# 12' HYSIDE! $2895



## johnovice (Jul 17, 2009)

I'm wondering when this boat (18" tubes) would be preferrable to the standard 144 SBU (19" tubes). 

I'm guessing it would present less to the wind when lightly loaded (e.g. solo day trip). I'm guessing the 18" tubes would be fine for rowing day trips with a couple of passangers, or paddle crew up to what, maybe 4 plus captain? maybe only 3 plus captain? Probably okay for multi-day solo if not hauling a lot of gear.

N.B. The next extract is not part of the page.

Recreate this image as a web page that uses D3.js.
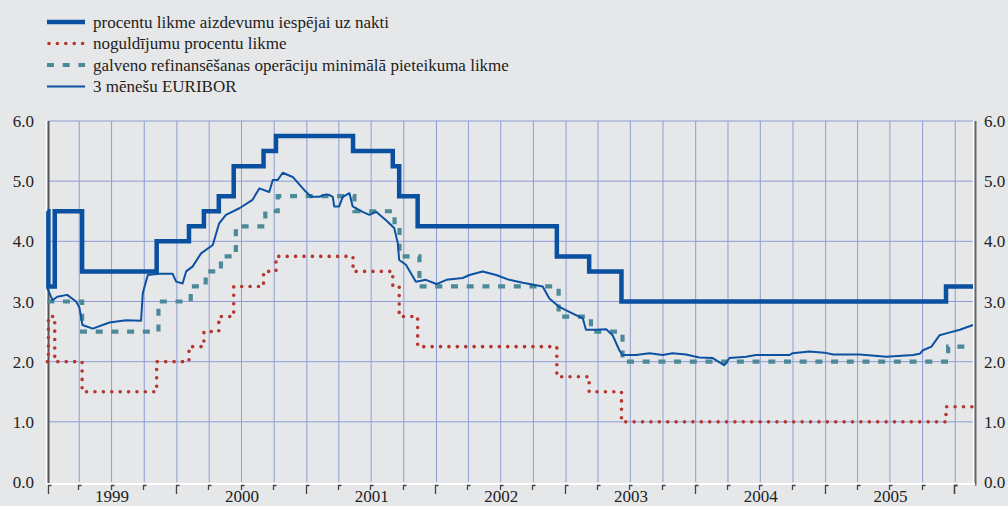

The 19" version would be more versatile, so it would depend on the need for that additional versatility.
These are the ramblings of a novice (am I close?).
Any thoughts on this from the manufacturer's rep or others here with more experience?


----------



## Hyside Inflatables (Jul 26, 2012)

*18" vs 19"*



johnovice said:


> I'm wondering when this boat (18" tubes) would be preferrable to the standard 144 SBU (19" tubes).
> 
> I'm guessing it would present less to the wind when lightly loaded (e.g. solo day trip). I'm guessing the 18" tubes would be fine for rowing day trips with a couple of passangers, or paddle crew up to what, maybe 4 plus captain? maybe only 3 plus captain? Probably okay for multi-day solo if not hauling a lot of gear. The 19" version would be more versatile, so it would depend on the need for that additional versatility.
> These are the ramblings of a novice (am I close?).
> Any thoughts on this from the manufacturer's rep or others here with more experience?


Hey johnovice,

You can expect to get 4 and a guide in that size boat. As the size of the average person grew over the years, we felt the need to increase the tube diameter .
Yes, if it's used only as an oar boat or just a few passengers, you could get by with smaller tubes.


----------